After another arrival in the dark, and another early start, we got stuck in another mud induced traffic jam. This one was bigger and better than the day before and had people from all the surrounding towns coming to watch the spectacle. Buses and taxis in every variety trying to push their way through, only succeeding in completely blocking the road and preventing the grader from getting in to clear the mess. It is obviously a yearly occurrence and the grader drivers are so well versed in clearing the commotion it was once again a smooth operation and we could carry on our way.
It was a long-drive-day on some scary roads, but our destination kept us focussed, and we researched Rwanda’s history, reading up on its legacy and current state, whiling away the hours while improving our African history.
We were meeting a friend in Kigali (Rwanda’s capital) so our journey going north through Tanzania was fast and fleeting, with few stops and many long hours in the car.
And then Rwanda – Enlightening.
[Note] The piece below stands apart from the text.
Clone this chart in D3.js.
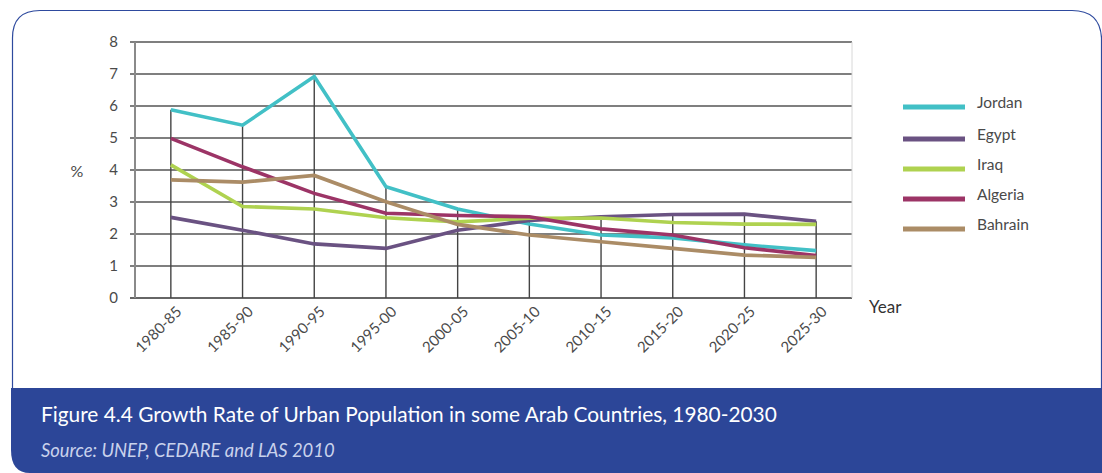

First World. Beautiful.
Although we had every intention of visiting some Tanzanian parks on our journey South, when we worked out what it would cost us we were forced to reconsider. At this point it was the landscape more than the animals we were after and at several hundreds of dollars a day just to enter a park, we had to bow out. If you don’t have the cash to splurge in the parks there isn’t much to do in Tanzania, so it was another long haul trip going South…
The highlights included: not being detained at the border (we had all been given a barrage of inoculations before we left South Africa, so the Tanzanian border had no complaints as far as health went – even though we were within close proximity to an Ebola area!); driving through a baobab forest; and finding one lovely campsite just south of Iringa in central Tanzania.
The lowlights included: several fights with traffic officers where I was banished to the car to avoid our being arrested for insolence; totally unwarranted fines; some hellish roads; general 50km/h speed limits; and lots of night driving (to avoid all of the above). The constant stream of litter along the sides of the roads was also heart breaking, especially after the cleanliness of Rwanda.
I can’t say I enjoyed Tanzania as a whole. Our experience was that the cops were corrupt, the government puts no money into the country unless it is in direct sight of swarms of tourists, so roads are bad and basic services in the centre of the country are non-existent. Park fees are without a doubt the most ridiculous rip-off but because tourists with dollars and euros are happy to fly in and shell out a fortune, it means those of us with weaker currencies are made to suffer the consequences. Although I would still love to see the Ngorongoro Crater and the Serengeti, we are so spoiled in South Africa with very reasonable park fees and an abundance of all the same game, so it’s hard to justify spending all that money. South Africa really does have it all. Most of us don’t appreciate what we have within our borders. Nothing highlighted this more than a visit to Tanzania, and I guess sometimes that’s what travel is about; appreciating what you have back home.